- Required task -
Count each line in which the word "chart" appears. Reply with the total and nothing more.

- Given entries -
>>>>>

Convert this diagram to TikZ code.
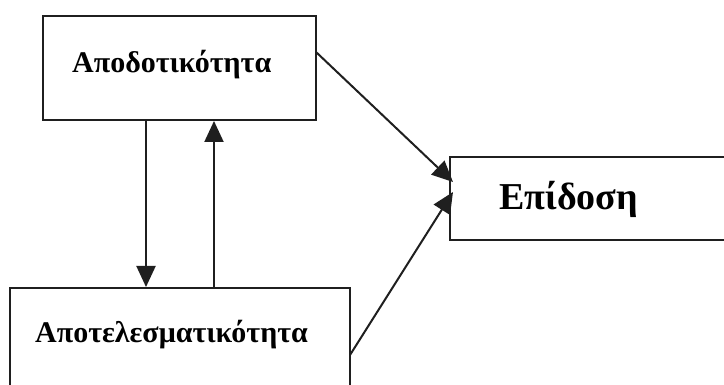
\documentclass[tikz,border=0pt]{standalone}
\usepackage{fontspec}
\setmainfont{Liberation Serif}
\usetikzlibrary{arrows.meta}
\tikzset{
  box/.style={draw=black!88, line width=2pt, rectangle, minimum width=#1, inner sep=0pt},
  lbl/.style={inner sep=0pt, anchor=base west, font=\bfseries},
  arr/.style={draw=black!88, line width=2pt, -{Triangle[length=21pt,width=19pt]}},
}
\begin{document}
\begin{tikzpicture}[x=1pt,y=1pt]
\useasboundingbox (0,0) rectangle (724,385);
\clip (0,0) rectangle (724,385);
\node[box=273pt, minimum height=104pt] (top) at (179.5,317) {};
\node[box=350pt, minimum height=83pt] (right) at (625,186.5) {};
\node[box=340pt, minimum height=142pt] (bot) at (180,26) {};
\node[lbl, font=\bfseries\fontsize{30}{36}\selectfont] (toplbl) at (72,312) {Αποδοτικότητα};
\node[lbl, font=\bfseries\fontsize{38}{44}\selectfont] (rightlbl) at (499,175) {Επίδοση};
\node[lbl, font=\bfseries\fontsize{30}{36}\selectfont] (botlbl) at (35,42) {Αποτελεσματικότητα};
\coordinate (d1) at (146,0);
\coordinate (u1) at (214,0);
\coordinate (s1) at (316,333);
\coordinate (t1) at (453,203);
\coordinate (s2) at (350,30);
\coordinate (t2) at (453,193);
\draw[arr] (top.south -| d1) -- (bot.north -| d1);
\draw[arr] (bot.north -| u1) -- (top.south -| u1);
\draw[arr] (s1) -- (t1);
\draw[arr] (s2) -- (t2);
\end{tikzpicture}
\end{document}
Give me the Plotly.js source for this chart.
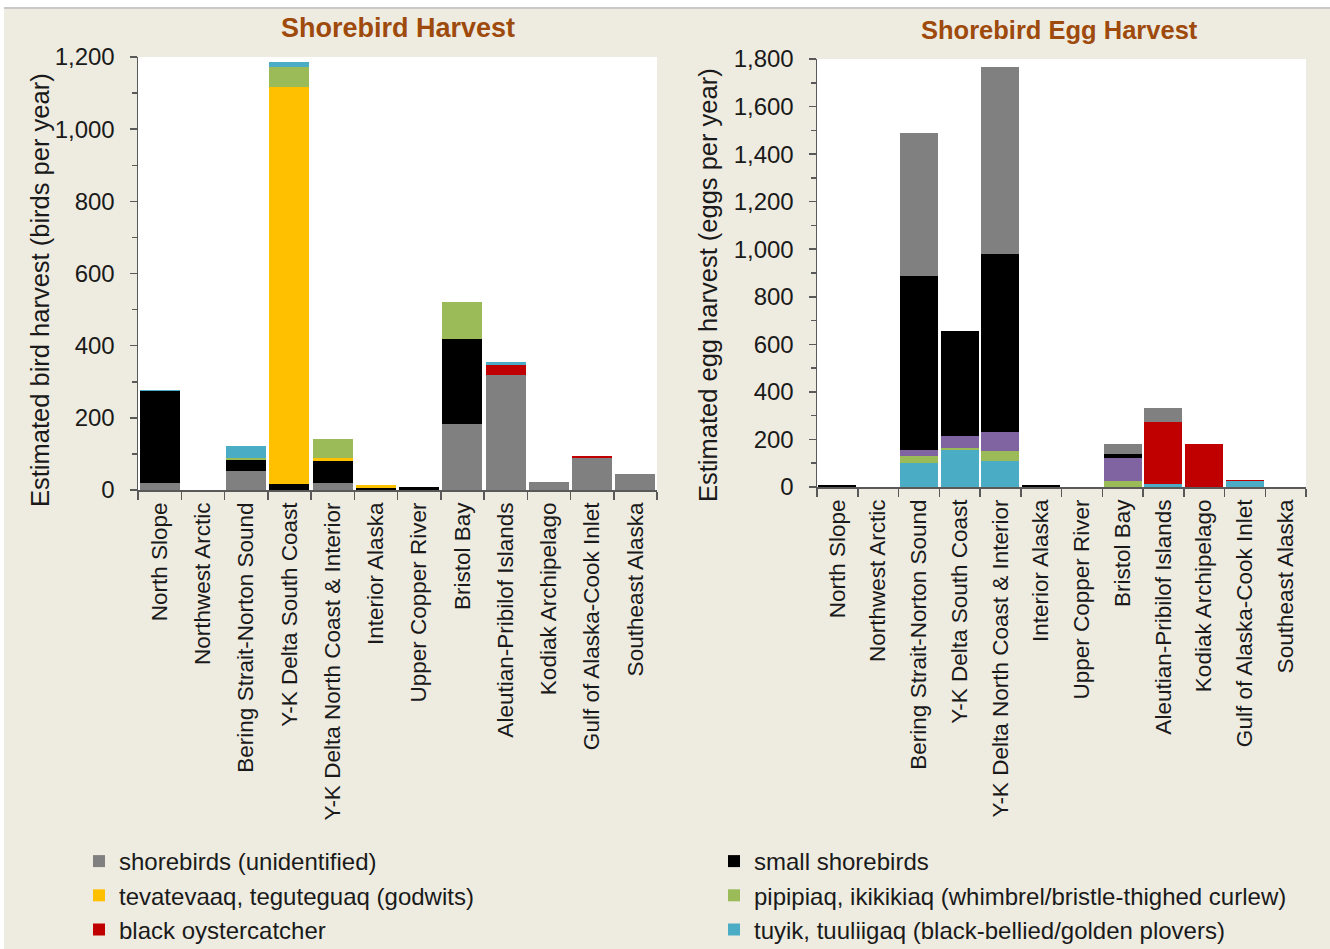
<!DOCTYPE html>
<html>
<head>
<meta charset="utf-8">
<script src="https://cdn.plot.ly/plotly-3.0.1.min.js"></script>
<style>
  html, body { margin: 0; padding: 0; background: #ffffff; }
  #chart { width: 1330px; height: 949px; }
</style>
</head>
<body>
<div id="chart"></div>
<script>
const categories = [
  "North Slope", "Northwest Arctic", "Bering Strait-Norton Sound", "Y-K Delta South Coast",
  "Y-K Delta North Coast & Interior", "Interior Alaska", "Upper Copper River", "Bristol Bay",
  "Aleutian-Pribilof Islands", "Kodiak Archipelago", "Gulf of Alaska-Cook Inlet", "Southeast Alaska"
];

// Shorebird Harvest (birds per year)
const birdUnidentified = [20, 0, 54, 0, 19, 0, 0, 183, 320, 23, 90, 44];
const birdSmall        = [253, 0, 28, 17, 60, 5, 7, 236, 0, 0, 0, 0];
const birdGodwits      = [0, 0, 2, 1099, 9, 9, 0, 0, 0, 0, 0, 0];
const birdCurlew       = [0, 0, 4, 56, 52, 0, 0, 102, 0, 0, 0, 0];
const birdOyster       = [0, 0, 0, 0, 0, 0, 0, 0, 27, 0, 4, 0];
const birdPlovers      = [3, 0, 35, 14, 0, 0, 0, 0, 7, 0, 0, 0];

// Shorebird Egg Harvest (eggs per year)
const eggPlovers       = [0, 0, 102, 156, 111, 0, 0, 0, 13, 0, 24, 0];
const eggCurlew        = [0, 0, 30, 8, 42, 0, 0, 24, 0, 0, 0, 0];
const eggOther         = [0, 0, 22, 51, 78, 0, 0, 99, 0, 0, 0, 0];
const eggOyster        = [0, 0, 0, 0, 0, 0, 0, 0, 259, 182, 4, 0];
const eggSmall         = [10, 0, 733, 439, 750, 10, 0, 14, 0, 0, 0, 0];
const eggUnidentified  = [0, 0, 602, 0, 785, 0, 0, 45, 60, 0, 0, 0];

const seriesNames = {
  unid: "shorebirds (unidentified)",
  small: "small shorebirds",
  godwit: "tevatevaaq, teguteguaq (godwits)",
  curlew: "pipipiaq, ikikikiaq (whimbrel/bristle-thighed curlew)",
  oyster: "black oystercatcher",
  plover: "tuyik, tuuliigaq (black-bellied/golden plovers)",
  other: "other (purple, not in legend)"
};

const colors = {
  unid: "#808080", small: "#000000", godwit: "#FFC000", curlew: "#9BBB59",
  oyster: "#C00000", plover: "#4BACC6", other: "#8064A2"
};

function bar(key, y, xa, ya, legend, show) {
  return {
    type: "bar", x: categories, y: y, name: seriesNames[key],
    xaxis: xa, yaxis: ya, legendgroup: key, showlegend: show,
    legend: legend,
    marker: { color: colors[key], line: { width: 0 } },
    hoverinfo: "x+y+name"
  };
}

const data = [
  bar("unid", birdUnidentified, "x", "y", "legend", true),
  bar("small", birdSmall, "x", "y", "legend2", true),
  bar("godwit", birdGodwits, "x", "y", "legend", true),
  bar("curlew", birdCurlew, "x", "y", "legend2", true),
  bar("oyster", birdOyster, "x", "y", "legend", true),
  bar("plover", birdPlovers, "x", "y", "legend2", true),

  bar("plover", eggPlovers, "x2", "y2", "legend2", false),
  bar("curlew", eggCurlew, "x2", "y2", "legend2", false),
  bar("other", eggOther, "x2", "y2", "legend", false),
  bar("oyster", eggOyster, "x2", "y2", "legend", false),
  bar("small", eggSmall, "x2", "y2", "legend2", false),
  bar("unid", eggUnidentified, "x2", "y2", "legend", false)
];

const W = 1330, H = 949;
const px = v => v / W;
const py = v => 1 - v / H;
const textColor = "#1a1a1a";
const font = "Liberation Sans, Arial, sans-serif";

const xCommon = {
  type: "category", showline: true, linecolor: "#595959", linewidth: 1.5,
  ticks: "outside", tickson: "boundaries", ticklen: 8, tickcolor: "#595959", tickwidth: 1.5,
  tickangle: -90, showgrid: false, zeroline: false, ticklabelstandoff: 2,
  tickfont: { family: font, size: 22.5, color: textColor }
};
const yCommon = {
  showline: true, linecolor: "#595959", linewidth: 1.5,
  ticks: "outside", ticklen: 7, tickcolor: "#595959", tickwidth: 1.5,
  showgrid: false, zeroline: false, tickformat: ",d", dtick: 200,
  ticklabelstandoff: 10,
  minor: { dtick: 100, ticks: "outside", ticklen: 5, tickcolor: "#595959", tickwidth: 1.5, showgrid: false },
  tickfont: { family: font, size: 24, color: textColor }
};

const layout = {
  width: W, height: H,
  margin: { l: 0, r: 0, t: 0, b: 0, autoexpand: false },
  paper_bgcolor: "#EEECE1",
  plot_bgcolor: "#FFFFFF",
  barmode: "stack",
  bargap: 0.07,
  font: { family: font, color: textColor },
  xaxis: Object.assign({}, xCommon, { domain: [px(138), px(657)], anchor: "y" }),
  yaxis: Object.assign({}, yCommon, { domain: [py(490), py(57)], range: [0, 1200], anchor: "x" }),
  xaxis2: Object.assign({}, xCommon, { domain: [px(817), px(1306)], anchor: "y2" }),
  yaxis2: Object.assign({}, yCommon, { domain: [py(487), py(59)], range: [0, 1800], anchor: "x2" }),
  legend: {
    x: px(79), y: py(839), xanchor: "left", yanchor: "top", orientation: "v",
    bgcolor: "rgba(0,0,0,0)", font: { family: font, size: 24, color: textColor },
    traceorder: "normal"
  },
  legend2: {
    x: px(714), y: py(839), xanchor: "left", yanchor: "top", orientation: "v",
    bgcolor: "rgba(0,0,0,0)", font: { family: font, size: 24, color: textColor },
    traceorder: "normal"
  },
  annotations: [
    { text: "<b>Shorebird Harvest</b>", xref: "paper", yref: "paper", x: px(398), y: py(28),
      showarrow: false, xanchor: "center", yanchor: "middle",
      font: { family: font, size: 27, color: "#9E4A0C" } },
    { text: "<b>Shorebird Egg Harvest</b>", xref: "paper", yref: "paper", x: px(1059), y: py(30),
      showarrow: false, xanchor: "center", yanchor: "middle",
      font: { family: font, size: 25.5, color: "#9E4A0C" } },
    { text: "Estimated bird harvest (birds per year)", xref: "paper", yref: "paper",
      x: px(40), y: py(290), textangle: -90, showarrow: false, xanchor: "center", yanchor: "middle",
      font: { family: font, size: 25.5, color: textColor } },
    { text: "Estimated egg harvest (eggs per year)", xref: "paper", yref: "paper",
      x: px(708), y: py(285), textangle: -90, showarrow: false, xanchor: "center", yanchor: "middle",
      font: { family: font, size: 25.5, color: textColor } }
  ],
  shapes: [
    { type: "rect", xref: "paper", yref: "paper", x0: 0, x1: 1, y0: py(7), y1: 1,
      fillcolor: "#FFFFFF", line: { width: 0 }, layer: "above" },
    { type: "line", xref: "paper", yref: "paper", x0: 0, x1: 1, y0: py(8), y1: py(8),
      line: { color: "#C8C8C8", width: 2 }, layer: "above" },
    { type: "rect", xref: "paper", yref: "paper", x0: 0, x1: px(4), y0: 0, y1: 1,
      fillcolor: "#FFFFFF", line: { width: 0 }, layer: "above" }
  ]
};

Plotly.newPlot("chart", data, layout, { displayModeBar: false, staticPlot: true });
</script>
</body>
</html>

<<<<<

- Correct answer -
4